Using federated learning (FL) to train global models in IoT improves computational efficiency and protects users' data privacy. However, FL still faces privacy threats. Driven by interests, servers reduce their computational cost or induce wrong decisions in IoT devices by returning wrong global model gradients. Although the verifiability of aggregation results is achieved in previous research, it is difficult to defend against collusion attacks launched by servers and users. Therefore, we construct a rational verifiable federated learning secure aggregation protocol based on the dual-server framework and game theory, which achieves verifiable aggregation results, and effectively defends against collusion attacks. Firstly, we propose a new model verification code based on the property of irreversible matrices, which allows users to verify the correctness of the aggregation results by matrix products. This model validation code is computationally efficient and resistant to the adversary's backward inference.
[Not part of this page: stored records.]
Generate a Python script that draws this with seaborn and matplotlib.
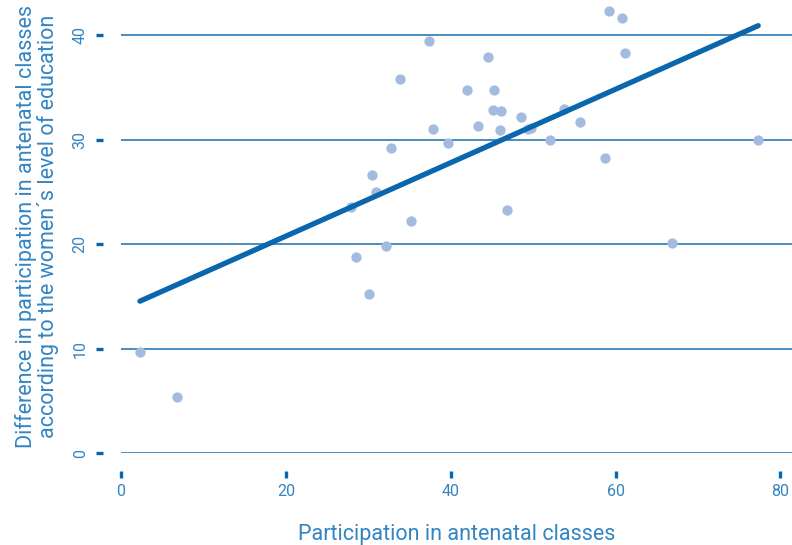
import numpy as np
import pandas as pd
import matplotlib
matplotlib.use("Agg")
import matplotlib.pyplot as plt
import seaborn as sns

# Participation in antenatal classes (x) vs difference by education level (y)
participation = [2.3, 6.8, 27.9, 28.5, 30.1, 30.5, 30.9, 32.2, 32.7, 33.9,
                 35.2, 37.4, 37.8, 39.7, 42.0, 43.3, 44.5, 45.1, 45.2, 46.0,
                 46.1, 46.8, 48.5, 49.4, 49.7, 52.1, 53.7, 55.7, 58.7, 59.2,
                 60.8, 61.1, 66.8, 77.3]
difference = [9.7, 5.4, 23.5, 18.8, 15.2, 26.6, 25.0, 19.8, 29.2, 35.8,
              22.2, 39.4, 31.0, 29.7, 34.7, 31.3, 37.9, 32.8, 34.7, 30.9,
              32.7, 23.3, 32.2, 31.0, 31.1, 30.0, 32.9, 31.7, 28.2, 42.3,
              41.6, 38.3, 20.1, 30.0]

x_ticks = [0, 20, 40, 60, 80]
y_ticks = [0, 10, 20, 30, 40]

COR_PONTO = "#a3bbdf"
COR_LINHA = "#0a66ad"
COR_GRELHA = "#1d6cae"
COR_TEXTO = "#3385c2"

df = pd.DataFrame({"x": participation, "y": difference})

sns.set_theme(style="white")
plt.rcParams["font.family"] = ["Roboto", "DejaVu Sans"]

fig = plt.figure(figsize=(7.92, 5.45), dpi=100)
ax = fig.add_axes([0.1528, 0.1688, 0.8472, 0.8312])

for yv in y_ticks:
    ax.axhline(yv, color=COR_GRELHA, lw=1.1, zorder=1)

sns.regplot(data=df, x="x", y="y", ax=ax, ci=None,
            scatter_kws=dict(s=55, color=COR_PONTO, alpha=1, linewidths=0, zorder=3),
            line_kws=dict(color=COR_LINHA, lw=3.8, solid_capstyle="round", zorder=4))

ax.set_xlim(0, 81.4)
ax.set_ylim(0, 43.35)
ax.set_xticks(x_ticks)
ax.set_yticks(y_ticks)

for s in ax.spines.values():
    s.set_visible(False)
ax.spines["left"].set_position(("outward", 13))
ax.spines["bottom"].set_position(("outward", 13))

ax.tick_params(axis="both", direction="out", length=5, width=2.4,
               color=COR_LINHA, labelcolor=COR_TEXTO, labelsize=11.5)
ax.tick_params(axis="x", pad=4, bottom=True)
ax.tick_params(axis="y", pad=6, left=True)
for lab in ax.get_yticklabels():
    lab.set_rotation(90)
    lab.set_va("center")

ax.set_xlabel("Participation in antenatal classes", color=COR_TEXTO,
              fontsize=15.5, labelpad=18)
ax.set_ylabel("Difference in participation in antenatal classes\n"
              "according to the women\u00b4s level of education",
              color=COR_TEXTO, fontsize=15.5, labelpad=10,
              linespacing=1.0)
ax.grid(False)

fig.savefig("out.png", dpi=100)
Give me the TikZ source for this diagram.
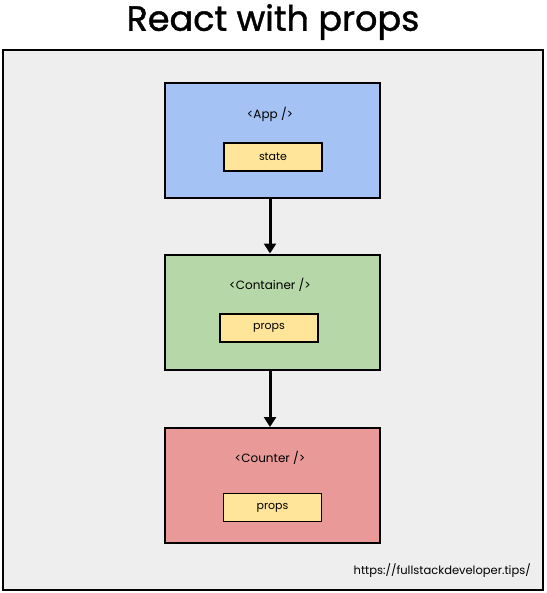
\documentclass[tikz,border=0pt]{standalone}
\usepackage{fontspec}
\setmainfont{Poppins}
\usetikzlibrary{arrows.meta}
\definecolor{bgc}{HTML}{EEEEEE}
\definecolor{bluec}{HTML}{A4C2F4}
\definecolor{greenc}{HTML}{B6D7A8}
\definecolor{redc}{HTML}{EA9999}
\definecolor{yellowc}{HTML}{FFE599}
\begin{document}
\begin{tikzpicture}[x=1pt,y=-1pt,
  comp/.style={draw=black,line width=2pt,minimum width=215pt,minimum height=115pt,inner sep=0pt},
  propbox/.style={draw=black,line width=1.8pt,fill=yellowc,minimum width=98pt,minimum height=28pt,inner sep=0pt,font=\fontsize{11}{13}\selectfont},
  lbl/.style={font=\fontsize{12}{14}\selectfont,inner sep=0pt},
  flow/.style={line width=3pt,-{Triangle[length=10pt,width=12pt]}}]
\useasboundingbox (0,0) rectangle (546,593);
\node[draw=black,line width=1.5pt,fill=bgc,minimum width=540pt,minimum height=540pt,inner sep=0pt] (frame) at (273,320) {};
\node[font=\fontsize{35}{40}\selectfont,inner sep=0pt] (title) at (273,22) {\addfontfeatures{FakeBold=1.2}React with props};
\node[comp,fill=bluec] (app) at (272.5,140.5) {};
\node[lbl] (applbl) at (270,114) {<App />};
\node[propbox] (state) at (273,157) {state};
\node[comp,fill=greenc] (cont) at (272.5,312) {};
\node[lbl] (contlbl) at (270,285) {<Container />};
\node[propbox] (props1) at (269,328) {props};
\node[comp,fill=redc] (count) at (272.5,485.5) {};
\node[lbl] (countlbl) at (270,458) {<Counter />};
\node[propbox] (props2) at (272.5,507.5) {props};
\draw[flow] (app.south -| 270,0) -- (cont.north -| 270,0);
\draw[flow] (cont.south -| 270,0) -- (count.north -| 270,0);
\node[font=\fontsize{11.5}{13}\selectfont,anchor=east,inner sep=0pt] (url) at (531,571) {https://fullstackdeveloper.tips/};
\end{tikzpicture}
\end{document}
Secondly, we adopt a dual-server architecture and improve the prisoner contract and betrayal contract according to the actual application scenarios of IoT, converting the previous collusion attacks between servers and users to collusion attacks between servers and making the rational servers not launch collusion attacks to destroy the verification mechanism of the aggregation results through the incentive mechanism. Finally, we demonstrate through security analysis that RVFL is secure and effective against collusion and reverse inference attacks. In addition, we show through experimental results that RVFL can improve its efficiency by three orders of magnitude in the verification phase and 88% in the masking phase.